- Given information -
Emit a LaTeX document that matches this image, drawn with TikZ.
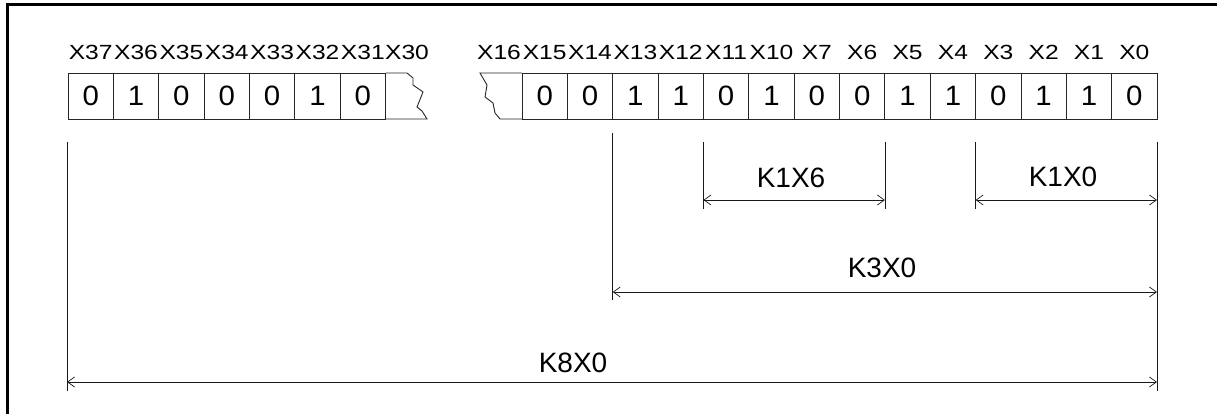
\documentclass[tikz,border=0pt]{standalone}
\usepackage{fontspec}
\setmainfont{Liberation Sans}
\usetikzlibrary{arrows.meta}
\newcommand{\bitv}[1]{\scalebox{1.05}[1]{\fontsize{28}{28}\selectfont #1}}
\newcommand{\bitl}[1]{\scalebox{1.2}[1]{\fontsize{20.5}{20.5}\selectfont #1}}
\tikzset{
  cell/.style={draw=black!85, line width=0.9pt, minimum width=45.36pt, minimum height=46pt, inner sep=0pt, outer sep=0pt},
  bitlab/.style={inner sep=0pt},
  dimlab/.style={font=\fontsize{28}{28}\selectfont, inner sep=0pt},
  extline/.style={line width=0.8pt, black!90},
  dimarrow/.style={line width=0.8pt, black!90, {Straight Barb[length=7pt,width=10pt,line width=0.7pt]}-{Straight Barb[length=7pt,width=10pt,line width=0.7pt]}},
  frameline/.style={line width=3pt},
  brk/.style={draw=black!85, line width=0.9pt}
}
\begin{document}
\begin{tikzpicture}[x=1pt,y=-1pt]
\useasboundingbox (0,0) rectangle (1217,414);
\draw[frameline] (7,414) -- (7,5) -- (1217,5);

% left group cells X37..X31
\foreach \v [count=\i from 0] in {0,1,0,0,0,1,0} {
  \node[cell] (L\i) at ({68+45.36*(\i+0.5)},96) {\bitv{\v}};
}
\foreach \t [count=\i from 0] in {X37,X36,X35,X34,X33,X32,X31} {
  \node[bitlab] (LL\i) at ({68+45.36*(\i+0.5)},52.5) {\bitl{\t}};
}
\node[bitlab] (LL7) at (407,52.5) {\bitl{X30}};
% left broken cell
\draw[brk] (L6.north east) -- (407,73) -- (413,78) -- (413,85) -- (423,92) -- (417,107) -- (422,111) -- (427,119) -- (L6.south east);

% right group cells
\foreach \v [count=\i from 0] in {0,0,1,1,0,1,0,0,1,1,0,1,1,0} {
  \node[cell] (R\i) at ({522+45.36*(\i+0.5)},96) {\bitv{\v}};
}
\foreach \t [count=\i from 0] in {X15,X14,X13,X12,X11,X10,X7,X6,X5,X4,X3,X2,X1,X0} {
  \node[bitlab] (RL\i) at ({522+45.36*(\i+0.5)},52.5) {\bitl{\t}};
}
\node[bitlab] (RL16) at (499,52.5) {\bitl{X16}};
% right broken cell
\draw[brk] (R0.north west) -- (480,73) -- (487,85) -- (485,97) -- (493,103) -- (495,113) -- (500,119) -- (R0.south west);

% extension lines
\coordinate (a1) at (67,142);   \coordinate (a2) at (67,391);
\coordinate (b1) at (1157,142); \coordinate (b2) at (1157,391);
\coordinate (c1) at (612.7,133); \coordinate (c2) at (612.7,300);
\coordinate (d1) at (703.4,142); \coordinate (d2) at (703.4,209);
\coordinate (e1) at (884.9,142); \coordinate (e2) at (884.9,209);
\coordinate (f1) at (975.6,142); \coordinate (f2) at (975.6,209);
\draw[extline] (a1) -- (a2);
\draw[extline] (b1) -- (b2);
\draw[extline] (c1) -- (c2);
\draw[extline] (d1) -- (d2);
\draw[extline] (e1) -- (e2);
\draw[extline] (f1) -- (f2);

% dimension arrows
\coordinate (k8l) at (67,382);    \coordinate (k8r) at (1157,382);
\coordinate (k3l) at (612.7,292); \coordinate (k3r) at (1157,292);
\coordinate (k6l) at (703.4,200); \coordinate (k6r) at (884.9,200);
\coordinate (k0l) at (975.6,200); \coordinate (k0r) at (1157,200);
\draw[dimarrow] (k8l) -- (k8r);
\draw[dimarrow] (k3l) -- (k3r);
\draw[dimarrow] (k6l) -- (k6r);
\draw[dimarrow] (k0l) -- (k0r);

\node[dimlab] (K8) at (573,363) {K8X0};
\node[dimlab] (K3) at (882,268) {K3X0};
\node[dimlab] (K16) at (791,178) {K1X6};
\node[dimlab] (K10) at (1063,177) {K1X0};
\end{tikzpicture}
\end{document}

- Stated goal -
Quote the full listing above word for word; exclude every picture from the copy.

- Exercise solution -
Emit a LaTeX document that matches this image, drawn with TikZ.
\documentclass[tikz,border=0pt]{standalone}
\usepackage{fontspec}
\setmainfont{Liberation Sans}
\usetikzlibrary{arrows.meta}
\newcommand{\bitv}[1]{\scalebox{1.05}[1]{\fontsize{28}{28}\selectfont #1}}
\newcommand{\bitl}[1]{\scalebox{1.2}[1]{\fontsize{20.5}{20.5}\selectfont #1}}
\tikzset{
  cell/.style={draw=black!85, line width=0.9pt, minimum width=45.36pt, minimum height=46pt, inner sep=0pt, outer sep=0pt},
  bitlab/.style={inner sep=0pt},
  dimlab/.style={font=\fontsize{28}{28}\selectfont, inner sep=0pt},
  extline/.style={line width=0.8pt, black!90},
  dimarrow/.style={line width=0.8pt, black!90, {Straight Barb[length=7pt,width=10pt,line width=0.7pt]}-{Straight Barb[length=7pt,width=10pt,line width=0.7pt]}},
  frameline/.style={line width=3pt},
  brk/.style={draw=black!85, line width=0.9pt}
}
\begin{document}
\begin{tikzpicture}[x=1pt,y=-1pt]
\useasboundingbox (0,0) rectangle (1217,414);
\draw[frameline] (7,414) -- (7,5) -- (1217,5);

% left group cells X37..X31
\foreach \v [count=\i from 0] in {0,1,0,0,0,1,0} {
  \node[cell] (L\i) at ({68+45.36*(\i+0.5)},96) {\bitv{\v}};
}
\foreach \t [count=\i from 0] in {X37,X36,X35,X34,X33,X32,X31} {
  \node[bitlab] (LL\i) at ({68+45.36*(\i+0.5)},52.5) {\bitl{\t}};
}
\node[bitlab] (LL7) at (407,52.5) {\bitl{X30}};
% left broken cell
\draw[brk] (L6.north east) -- (407,73) -- (413,78) -- (413,85) -- (423,92) -- (417,107) -- (422,111) -- (427,119) -- (L6.south east);

% right group cells
\foreach \v [count=\i from 0] in {0,0,1,1,0,1,0,0,1,1,0,1,1,0} {
  \node[cell] (R\i) at ({522+45.36*(\i+0.5)},96) {\bitv{\v}};
}
\foreach \t [count=\i from 0] in {X15,X14,X13,X12,X11,X10,X7,X6,X5,X4,X3,X2,X1,X0} {
  \node[bitlab] (RL\i) at ({522+45.36*(\i+0.5)},52.5) {\bitl{\t}};
}
\node[bitlab] (RL16) at (499,52.5) {\bitl{X16}};
% right broken cell
\draw[brk] (R0.north west) -- (480,73) -- (487,85) -- (485,97) -- (493,103) -- (495,113) -- (500,119) -- (R0.south west);

% extension lines
\coordinate (a1) at (67,142);   \coordinate (a2) at (67,391);
\coordinate (b1) at (1157,142); \coordinate (b2) at (1157,391);
\coordinate (c1) at (612.7,133); \coordinate (c2) at (612.7,300);
\coordinate (d1) at (703.4,142); \coordinate (d2) at (703.4,209);
\coordinate (e1) at (884.9,142); \coordinate (e2) at (884.9,209);
\coordinate (f1) at (975.6,142); \coordinate (f2) at (975.6,209);
\draw[extline] (a1) -- (a2);
\draw[extline] (b1) -- (b2);
\draw[extline] (c1) -- (c2);
\draw[extline] (d1) -- (d2);
\draw[extline] (e1) -- (e2);
\draw[extline] (f1) -- (f2);

% dimension arrows
\coordinate (k8l) at (67,382);    \coordinate (k8r) at (1157,382);
\coordinate (k3l) at (612.7,292); \coordinate (k3r) at (1157,292);
\coordinate (k6l) at (703.4,200); \coordinate (k6r) at (884.9,200);
\coordinate (k0l) at (975.6,200); \coordinate (k0r) at (1157,200);
\draw[dimarrow] (k8l) -- (k8r);
\draw[dimarrow] (k3l) -- (k3r);
\draw[dimarrow] (k6l) -- (k6r);
\draw[dimarrow] (k0l) -- (k0r);

\node[dimlab] (K8) at (573,363) {K8X0};
\node[dimlab] (K3) at (882,268) {K3X0};
\node[dimlab] (K16) at (791,178) {K1X6};
\node[dimlab] (K10) at (1063,177) {K1X0};
\end{tikzpicture}
\end{document}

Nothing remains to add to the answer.